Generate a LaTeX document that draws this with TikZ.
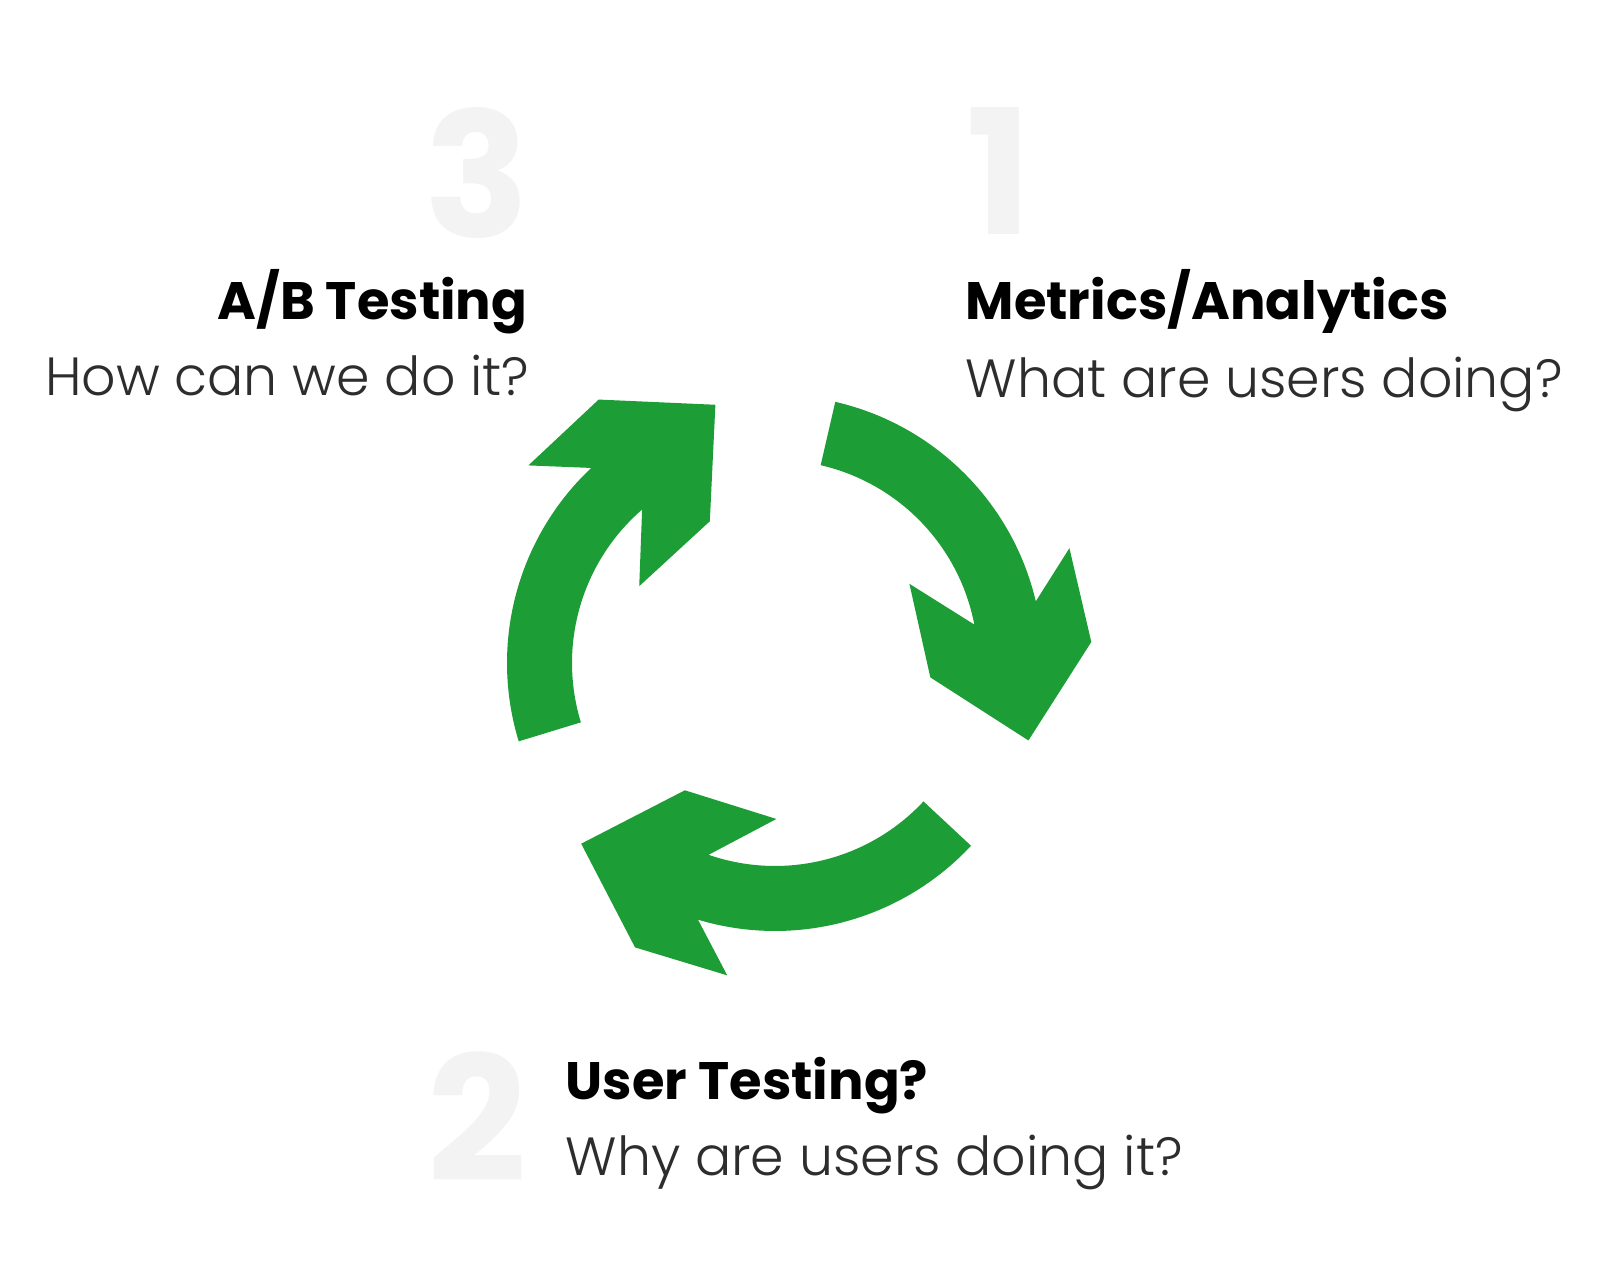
\documentclass[tikz,border=0pt]{standalone}
\usepackage{fontspec}
\setmainfont{Poppins}
\IfFontExistsTF{Poppins Light}
  {\newfontfamily\subfont{Poppins Light}}
  {\newfontfamily\subfont{Poppins}}
\usepackage{tikz}

\definecolor{cyclegreen}{RGB}{28,157,54}
\definecolor{numgray}{RGB}{243,243,243}
\definecolor{subgray}{RGB}{45,45,45}

\begin{document}
\begin{tikzpicture}[
      num/.style={inner sep=0pt, text=numgray,
                  font=\fontsize{49.5}{50}\selectfont\bfseries},
      title/.style={inner sep=0pt, text=black,
                    font=\fontsize{15}{18}\selectfont\bfseries},
      sub/.style={inner sep=0pt, text=subgray,
                  font=\fontsize{15.3}{18}\selectfont\subfont},
      cyclearrow/.style={fill=cyclegreen}
    ]
    \useasboundingbox (0,0) rectangle (16,12.8);
    \fill[white] (0,0) rectangle (16,12.8);

    % --- Big step numbers -----------------------------------------------------
    \node[num, anchor=base east] (n3) at (5.30,10.42) {3};
    \node[num, anchor=base west] (n1) at (9.66,10.45) {1};
    \node[num, anchor=base east] (n2) at (5.28,0.98)  {2};

    % --- Step labels ------------------------------------------------------------
    \node[title, anchor=base east] (abtest) at (5.28,9.60) {A/B Testing};
    \node[sub,   anchor=base east] (abq)    at (5.30,8.84) {How can we do it?};

    \node[title, anchor=base west] (metrics) at (9.65,9.60) {Metrics/Analytics};
    \node[sub,   anchor=base west] (metq)    at (9.65,8.82) {What are users doing?};

    \node[title, anchor=base west] (usertest) at (5.65,1.80) {User Testing?};
    \node[sub,   anchor=base west] (userq)    at (5.65,1.04) {Why are users doing it?};

    % --- Cycle of three curved arrows (clockwise) -------------------------------
    \coordinate (cyc) at (7.75,6.17);
    \foreach \t in {77,197,317}{
      \begin{scope}[shift={(cyc)}, rotate=\t]
        \fill[cyclearrow] (0:2.68) arc[start angle=0, end angle=-63.7, radius=2.68]
          -- (-55.7:3.16) -- (-73.2:3.17) -- (-94:2.65) -- (-82.3:1.56)
          -- (-46.5:1.56) -- (-66.1:2.03)
          arc[start angle=-66.1, end angle=0, radius=2.03] -- cycle;
      \end{scope}
    }
  \end{tikzpicture}
\end{document}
=====
Stated problem
All of the data needs repeating exactly, but the pictures do not.

Solution for this task
Generate a LaTeX document that draws this with TikZ.
\documentclass[tikz,border=0pt]{standalone}
\usepackage{fontspec}
\setmainfont{Poppins}
\IfFontExistsTF{Poppins Light}
  {\newfontfamily\subfont{Poppins Light}}
  {\newfontfamily\subfont{Poppins}}
\usepackage{tikz}

\definecolor{cyclegreen}{RGB}{28,157,54}
\definecolor{numgray}{RGB}{243,243,243}
\definecolor{subgray}{RGB}{45,45,45}

\begin{document}
\begin{tikzpicture}[
      num/.style={inner sep=0pt, text=numgray,
                  font=\fontsize{49.5}{50}\selectfont\bfseries},
      title/.style={inner sep=0pt, text=black,
                    font=\fontsize{15}{18}\selectfont\bfseries},
      sub/.style={inner sep=0pt, text=subgray,
                  font=\fontsize{15.3}{18}\selectfont\subfont},
      cyclearrow/.style={fill=cyclegreen}
    ]
    \useasboundingbox (0,0) rectangle (16,12.8);
    \fill[white] (0,0) rectangle (16,12.8);

    % --- Big step numbers -----------------------------------------------------
    \node[num, anchor=base east] (n3) at (5.30,10.42) {3};
    \node[num, anchor=base west] (n1) at (9.66,10.45) {1};
    \node[num, anchor=base east] (n2) at (5.28,0.98)  {2};

    % --- Step labels ------------------------------------------------------------
    \node[title, anchor=base east] (abtest) at (5.28,9.60) {A/B Testing};
    \node[sub,   anchor=base east] (abq)    at (5.30,8.84) {How can we do it?};

    \node[title, anchor=base west] (metrics) at (9.65,9.60) {Metrics/Analytics};
    \node[sub,   anchor=base west] (metq)    at (9.65,8.82) {What are users doing?};

    \node[title, anchor=base west] (usertest) at (5.65,1.80) {User Testing?};
    \node[sub,   anchor=base west] (userq)    at (5.65,1.04) {Why are users doing it?};

    % --- Cycle of three curved arrows (clockwise) -------------------------------
    \coordinate (cyc) at (7.75,6.17);
    \foreach \t in {77,197,317}{
      \begin{scope}[shift={(cyc)}, rotate=\t]
        \fill[cyclearrow] (0:2.68) arc[start angle=0, end angle=-63.7, radius=2.68]
          -- (-55.7:3.16) -- (-73.2:3.17) -- (-94:2.65) -- (-82.3:1.56)
          -- (-46.5:1.56) -- (-66.1:2.03)
          arc[start angle=-66.1, end angle=0, radius=2.03] -- cycle;
      \end{scope}
    }
  \end{tikzpicture}
\end{document}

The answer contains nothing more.